Intertextos como entrevistas y guiones, documentos cifrados de inteligencia nacional y textos científicos; narraciones en primera y tercera persona; diálogos: hay de todo en la construcción de la novela de Eloy Martínez. Rinde tributo a sus maestros, y los menciona (Walter Benjamin, Elliot, Mika Waltari, Apollinaire, Baudelaire), intenta una desarticulación del lenguaje, jugando con la palabra Eva, su etimología, sus combinaciones, y así recuerda al Altazor de Huidobro. Alude a que La realidad no es una línea recta sino un sistema de bifurcaciones. (¿la polifurcación de Onetti?). Usa los conceptos de simultaneidad (muchas vidas expuestas en un solo recuerdo a través del cine), y la multiplicación (Evita no se resignaba a ser una, era muchas, siluetas, bustos, copias de un cuerpo: un incendio. Viva, su hija no tenía par, pero muerta ¿qué importa? Muerta puede ser infinita).
La realidad quebrada de los testimonios fílmicos, de unas vidas que salen de las pantallas para moverse de su pasado y significar otras cosas, muestras de un presente hiper saturado de imágenes, de las cuales la de Evita es sólo una postal desarticulada de su referente, pero que se repite mecánicamente en todo el orbe, por vía de la consolidación de la cultura de masas (¿Esa imagen de Hollywood, es Evita o la Estatua de la Libertad?).
El futuro, imágenes de otro mundo, la realidad que no ha sucedido, el vacío, lugar sin tiempo, la escritura que inventaba pasado, la historia como hechos soñados, no había vida, sino sólo relatos. Todos ellos constituyen los componentes hiper modernos en la escritura de Eloy Martínez.
Una visión novelada, escrita en impecable prosa, de un mito moderno, al estilo del asesinato de Kennedy, de la muerte de Marilyn, del crimen de Lennon, de la eliminación de Pablo Escobar, de la muerte inducida de Michael Jackson, y muchos otros, que figuran en la mentalidad contemporánea como moldeadores de su mundo, la ficción y lo no resuelto, una excusa para la especulación infinita o una razón para vivir.

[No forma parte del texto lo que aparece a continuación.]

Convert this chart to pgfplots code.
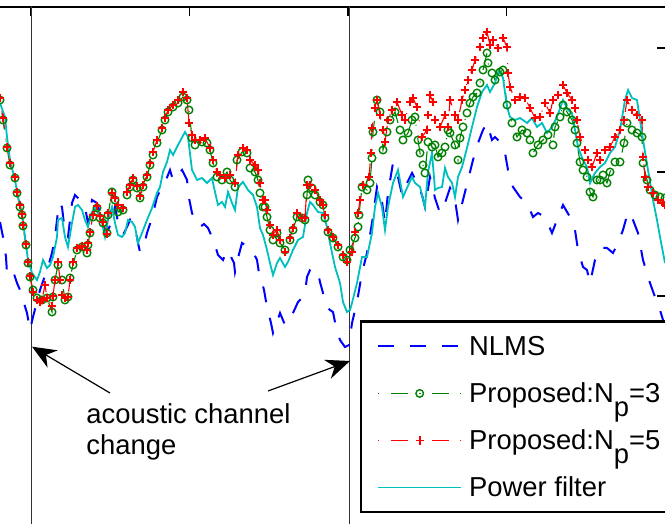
\documentclass[border=0pt]{standalone}
\usepackage{pgfplots}
\usepackage{pgfplotstable}
\pgfplotsset{compat=1.18}
\usepackage{fontspec}
\setmainfont{Liberation Sans}
\usetikzlibrary{arrows.meta}
\definecolor{mblue}{rgb}{0,0,1}
\definecolor{mgreen}{rgb}{0,0.5,0}
\definecolor{mred}{rgb}{1,0,0}
\definecolor{mcyan}{rgb}{0,0.75,0.75}
\definecolor{mgray}{rgb}{0.2,0.2,0.2}
\newcommand{\ff}{\fontsize{13.7pt}{16pt}\selectfont}

% x: horizontal position, y: vertical position measured from the top (as read)
\pgfplotstableread{
x y
0 222
3 237
6 257
7 273
10 275
13 271
17 283
20 290
23 300
27 313
30 330
33 317
40 290
48 267
52 253
55 237
57 220
59 203
62 207
65 233
68 237
72 203
75 195
78 198
82 203
85 207
88 223
92 200
97 203
100 213
102 220
106 233
109 228
112 220
115 207
120 232
124 233
127 227
130 220
133 227
137 237
138 243
140 252
144 245
147 233
152 218
157 197
162 187
166 180
170 170
173 180
175 180
178 175
182 170
187 180
189 198
192 213
196 222
200 227
204 224
208 228
212 237
215 245
218 255
223 260
227 250
230 255
234 263
235 272
238 258
242 243
248 247
253 252
257 260
259 273
262 282
264 290
267 307
269 315
271 323
273 333
277 322
280 313
285 325
289 320
293 313
298 302
302 298
305 293
307 277
310 270
314 268
318 273
320 282
323 293
327 307
330 310
333 312
336 327
340 340
345 347
349 345
352 323
357 302
362 273
367 253
372 223
377 187
382 202
385 223
388 193
393 163
398 177
402 195
407 183
412 173
417 183
422 195
425 207
430 177
435 198
440 213
445 203
450 188
455 200
458 220
463 200
468 180
473 160
478 143
483 130
487 123
492 140
495 137
500 142
505 153
508 170
513 187
520 197
527 203
533 217
538 213
545 217
552 233
557 220
563 205
570 217
575 230
578 250
583 267
587 270
590 283
595 260
600 248
607 248
613 253
618 243
623 230
628 212
633 220
638 233
643 260
650 283
655 297
660 310
663 320
665 328
}\tabnlms

\pgfplotstableread{
x y
0 100
3 120
7 148
10 165
15 178
17 193
20 207
22 215
23 226
26 245
28 263
30 277
33 290
37 298
42 300
47 298
52 312
53 297
55 280
58 265
62 280
65 300
68 297
70 278
73 265
77 250
82 247
87 253
88 245
90 233
93 217
97 208
100 218
103 223
107 233
108 215
112 192
115 200
118 212
123 210
127 195
130 187
133 180
137 188
140 198
143 187
147 177
150 165
153 155
157 143
162 130
165 120
168 112
173 107
178 103
183 97
187 100
189 110
192 138
195 145
202 142
207 143
210 150
213 163
217 177
222 180
227 172
230 180
235 187
237 160
242 152
247 153
250 168
255 172
258 180
260 193
263 207
265 207
267 217
270 230
273 240
277 233
280 243
285 250
290 240
293 230
297 217
302 218
305 220
307 195
308 180
312 188
315 195
320 202
323 205
325 218
328 232
333 238
338 247
343 257
347 260
350 250
355 238
358 227
359 215
362 187
367 190
370 183
372 158
373 132
377 100
380 112
383 150
387 132
390 120
395 112
400 130
403 140
408 133
412 120
415 117
418 140
420 153
423 165
425 173
428 142
432 147
435 145
438 157
442 153
445 147
448 130
450 133
455 145
458 160
460 138
463 127
467 113
470 103
473 97
477 93
480 83
483 70
487 53
488 63
492 73
495 80
500 72
503 70
507 105
512 123
517 137
522 130
527 133
530 140
533 153
538 145
543 140
548 135
553 145
555 127
560 117
563 105
567 112
572 120
575 130
577 143
580 162
583 170
587 177
590 192
593 197
597 180
600 180
603 175
607 183
610 172
615 162
620 162
624 143
627 123
632 130
637 133
642 137
643 163
647 180
650 190
655 195
660 197
665 198
}\tabthree

\pgfplotstableread{
x y
0 98
3 118
7 147
10 163
15 177
17 192
20 205
22 214
23 225
26 244
28 262
30 276
33 292
37 300
40 302
42 300
45 285
47 298
52 306
53 296
55 280
58 262
60 280
62 295
65 298
68 297
70 280
73 262
77 248
82 246
87 250
88 243
90 232
93 215
97 206
100 216
103 222
107 234
108 213
112 193
115 198
118 205
123 208
127 192
130 185
133 178
137 186
140 196
143 185
147 175
150 163
153 152
157 140
162 128
165 118
168 110
173 105
178 100
183 92
187 98
189 123
192 135
195 140
200 140
205 138
210 148
213 160
217 172
220 175
225 178
230 175
235 183
238 155
243 148
247 150
250 160
255 165
258 170
260 183
263 200
265 200
267 210
270 225
273 235
277 230
280 240
285 252
290 238
293 228
297 213
302 218
305 218
307 185
310 185
315 190
320 200
323 205
325 215
328 230
333 237
338 245
343 255
347 262
352 252
355 232
358 213
360 200
363 185
369 177
371 153
372 128
375 108
377 100
380 115
383 130
385 142
388 120
392 110
397 102
402 115
405 120
410 102
413 98
417 107
422 137
427 130
428 115
430 95
433 102
435 120
440 127
445 115
448 127
450 100
455 115
458 120
462 100
465 90
468 80
472 70
475 60
480 47
483 38
487 32
490 45
493 40
498 48
503 38
507 47
508 73
510 87
515 100
520 97
525 98
530 108
535 118
540 117
545 103
550 113
553 100
558 95
563 85
567 93
572 100
575 108
577 120
580 137
585 150
588 160
592 167
597 153
600 160
605 150
610 147
615 137
620 130
624 120
627 100
632 110
637 115
642 120
643 157
645 177
648 187
653 193
658 200
663 203
665 205
}\tabfive

\pgfplotstableread{
x y
0 103
5 117
7 137
10 160
15 180
18 197
22 213
25 237
28 260
32 273
37 280
40 272
43 260
47 268
50 265
53 257
57 237
58 220
62 218
65 237
68 247
72 223
75 207
78 205
82 210
85 220
88 227
92 212
95 207
98 213
102 223
105 237
108 220
112 207
115 223
118 235
122 237
125 233
128 220
132 222
135 227
138 243
142 233
147 220
152 208
157 193
160 187
163 172
167 162
170 150
173 155
178 145
185 132
188 137
192 170
197 180
202 178
207 183
212 178
215 192
218 205
222 202
225 207
228 192
232 203
235 210
238 187
243 182
248 190
253 195
257 207
260 228
263 235
267 250
270 263
273 275
277 263
280 258
285 267
288 262
293 250
298 240
303 237
307 213
310 202
313 205
318 212
323 213
327 227
330 243
335 267
340 283
343 302
347 312
350 310
352 303
357 283
362 257
367 257
372 233
375 207
378 193
382 207
385 230
388 207
393 183
398 170
403 197
407 188
412 177
415 183
420 187
425 207
428 172
432 153
435 190
438 188
442 187
445 168
448 177
452 183
455 197
458 177
462 167
467 148
472 127
477 107
482 92
487 85
490 92
495 83
499 70
503 78
507 107
510 117
515 120
520 118
527 123
532 118
537 127
542 123
547 133
552 127
557 117
563 100
568 110
572 113
575 130
578 147
583 160
587 167
590 183
595 173
600 167
605 163
610 153
615 147
620 130
625 100
628 90
632 98
637 100
640 120
643 140
648 170
653 200
657 220
660 237
665 263
}\tabpower

\begin{document}
\begin{tikzpicture}
\begin{axis}[
  x=0.5pt, y=0.5pt,
  xmin=-127.5, xmax=666, ymin=-100, ymax=517,
  axis line style={line width=0.9pt, black},
  xtick={31,189.5,348,506.5}, ytick={104,228,352,476},
  xticklabels={}, yticklabels={},
  major tick length=4.5pt,
  tick style={line width=0.7pt, black},
  clip=true,
  legend image code/.code={
    \path[draw=none, fill=none] (0pt,-5pt) rectangle (54pt,5pt);
    \draw[mark repeat=2, mark phase=2, #1] plot coordinates {(8.5pt,0pt) (29.25pt,0pt) (50pt,0pt)};
  },
  legend style={
    at={(axis cs:360,203.5)}, anchor=north west,
    draw=black, line width=1.2pt, fill=white,
    inner xsep=0pt, inner ysep=1.75pt,
    nodes={inner sep=0pt, text height=15pt, text depth=6.25pt, font=\ff},
    row sep=2.25pt, column sep=0pt,
  },
  legend cell align=left,
]
\coordinate (BL) at (axis cs:0,0);
\coordinate (TR) at (axis cs:665,524);

\addplot[mgray, line width=0.65pt, forget plot] coordinates {(31.5,-100) (31.5,600)};
\addplot[mgray, line width=0.65pt, forget plot] coordinates {(349.5,-100) (349.5,600)};

\addplot[mblue, line width=1pt, dash pattern=on 8pt off 8pt]
  table[x=x, y expr=524-\thisrow{y}] {\tabnlms};
\addlegendentry{NLMS\hspace*{12pt}}

\addplot[mgreen, line width=0.55pt, dash pattern=on 0.5pt off 6pt on 8.5pt off 5.5pt,
  mark=o, mark size=1.9pt, mark options={solid, line width=0.7pt}]
  table[x=x, y expr=524-\thisrow{y}] {\tabthree};
\addlegendentry{Proposed:N\raisebox{-7pt}{p}=3\hspace*{12pt}}

\addplot[mred, line width=0.55pt, dash pattern=on 0.5pt off 6pt on 8.5pt off 5.5pt,
  mark=+, mark size=2.1pt, mark options={solid, line width=0.8pt}]
  table[x=x, y expr=524-\thisrow{y}] {\tabfive};
\addlegendentry{Proposed:N\raisebox{-7pt}{p}=5\hspace*{12pt}}

\addplot[mcyan, line width=0.9pt]
  table[x=x, y expr=524-\thisrow{y}] {\tabpower};
\addlegendentry{Power filter\hspace*{12pt}}

\node[anchor=base west, inner sep=0pt, font=\ff] at (axis cs:86,100) {acoustic channel};
\node[anchor=base west, inner sep=0pt, font=\ff] at (axis cs:86,69) {change};
\draw[-{Stealth[length=12pt,width=10pt]}, line width=0.6pt, black] (axis cs:110,131) -- (axis cs:32,177.3);
\draw[-{Stealth[length=12pt,width=10pt]}, line width=0.6pt, black] (axis cs:268,133) -- (axis cs:350,163);
\end{axis}
\pgfresetboundingbox
\path[use as bounding box] (BL) rectangle (TR);
\end{tikzpicture}
\end{document}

Finalmente, echando mano de un epílogo tajante, el autor cierra todas las llaves que su misma escritura había dejado abiertas en la mente del lector, y deja una propuesta, la escritura como exorcismo. Y un postulado:
Yo no sabía aún, y faltaba mucho para que lo sintiera, que la realidad no resucita: nace de otro modo, se transfigura, se reinventa a sí misma en las novelas.